## Challenge
Below are records. Copy every line with "this" in it.

--- Task input ---

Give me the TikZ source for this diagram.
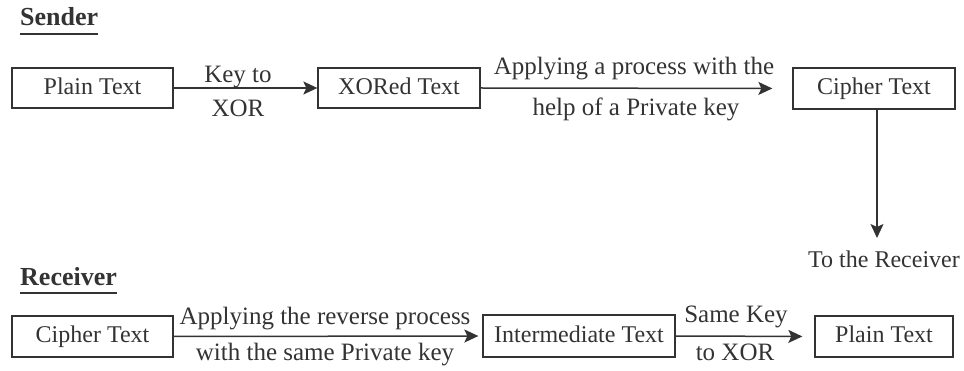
\documentclass[tikz,border=0pt]{standalone}
\usepackage{fontspec}
\setmainfont{Liberation Serif}
\usetikzlibrary{arrows.meta}
\definecolor{ink}{HTML}{333333}
\begin{document}
\begin{tikzpicture}[x=1pt,y=-1pt,
  font=\fontsize{24}{28}\selectfont,
  box/.style={draw=ink, line width=1.3pt, inner sep=0pt, text=ink, text height=15pt, text depth=2pt},
  lbl/.style={anchor=base, text=ink, inner sep=0pt, font=\fontsize{25}{29}\selectfont},
  hdr/.style={anchor=base west, text=ink, inner sep=0pt, font=\fontsize{26}{30}\selectfont\bfseries},
  arr/.style={draw=ink, line width=1.5pt, -{Stealth[length=14pt,width=13pt,inset=3pt]}}]
\useasboundingbox (0,0) rectangle (964,371);
% headers
\node[hdr] (snd) at (20,26) {Sender};
\draw[ink, line width=1.3pt] ([yshift=-8pt]snd.base west) -- ([yshift=-8pt]snd.base east);
\node[hdr] (rcv) at (20,286) {Receiver};
\draw[ink, line width=1.3pt] ([yshift=-7pt]rcv.base west) -- ([yshift=-7pt]rcv.base east);
% sender row
\node[box, minimum width=161pt, minimum height=40pt] (pt1) at (92.5,88) {Plain Text};
\node[box, minimum width=162pt, minimum height=40pt] (xt) at (399,88) {XORed Text};
\node[box, minimum width=162pt, minimum height=41pt] (ct1) at (874,88.5) {Cipher Text};
\draw[arr] (pt1.east) -- (xt.west);
\draw[arr, shorten >=20pt] (xt.east) -- (ct1.west);
\node[lbl] (k1) at (238,83) {Key to};
\node[lbl] (k2) at (238,117) {XOR};
\node[lbl] (a1) at (634,75) {Applying a process with the};
\node[lbl] (a2) at (636,116) {help of a Private key};
\coordinate (down) at (877,238);
\draw[arr] (ct1.south -| down) -- (down);
\node[lbl, font=\fontsize{24}{28}\selectfont] (tr) at (884,268) {To the Receiver};
% receiver row
\node[box, minimum width=161pt, minimum height=41pt] (ct2) at (92.5,336.5) {Cipher Text};
\node[box, minimum width=192pt, minimum height=42pt] (it) at (579,336) {Intermediate Text};
\node[box, minimum width=138pt, minimum height=41pt] (pt2) at (884,336.5) {Plain Text};
\draw[arr, shorten >=4pt] (ct2.east) -- (it.west);
\draw[arr, shorten >=12pt] (it.east) -- (pt2.west);
\node[lbl] (r1) at (325,325) {Applying the reverse process};
\node[lbl] (r2) at (325,360) {with the same Private key};
\node[lbl] (s1) at (736,323) {Same Key};
\node[lbl] (s2) at (735,360) {to XOR};
\end{tikzpicture}
\end{document}
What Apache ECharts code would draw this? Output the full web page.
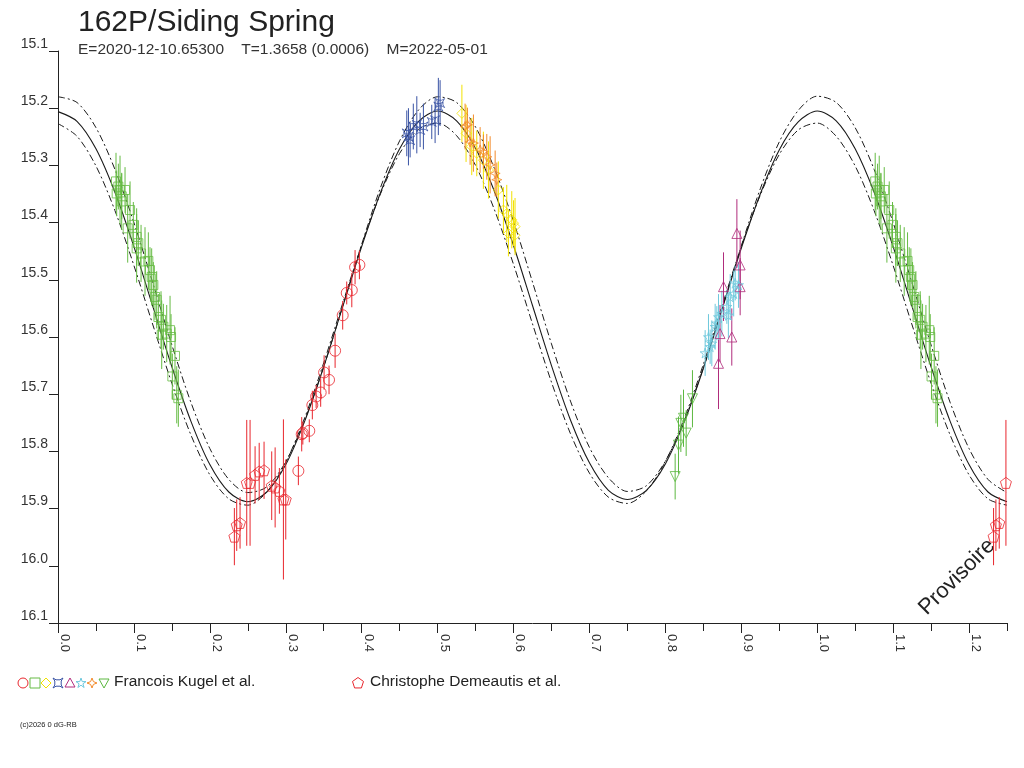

---

## Written response
Give me the TikZ source for this diagram.
What Apache ECharts code would draw this? Output the full web page.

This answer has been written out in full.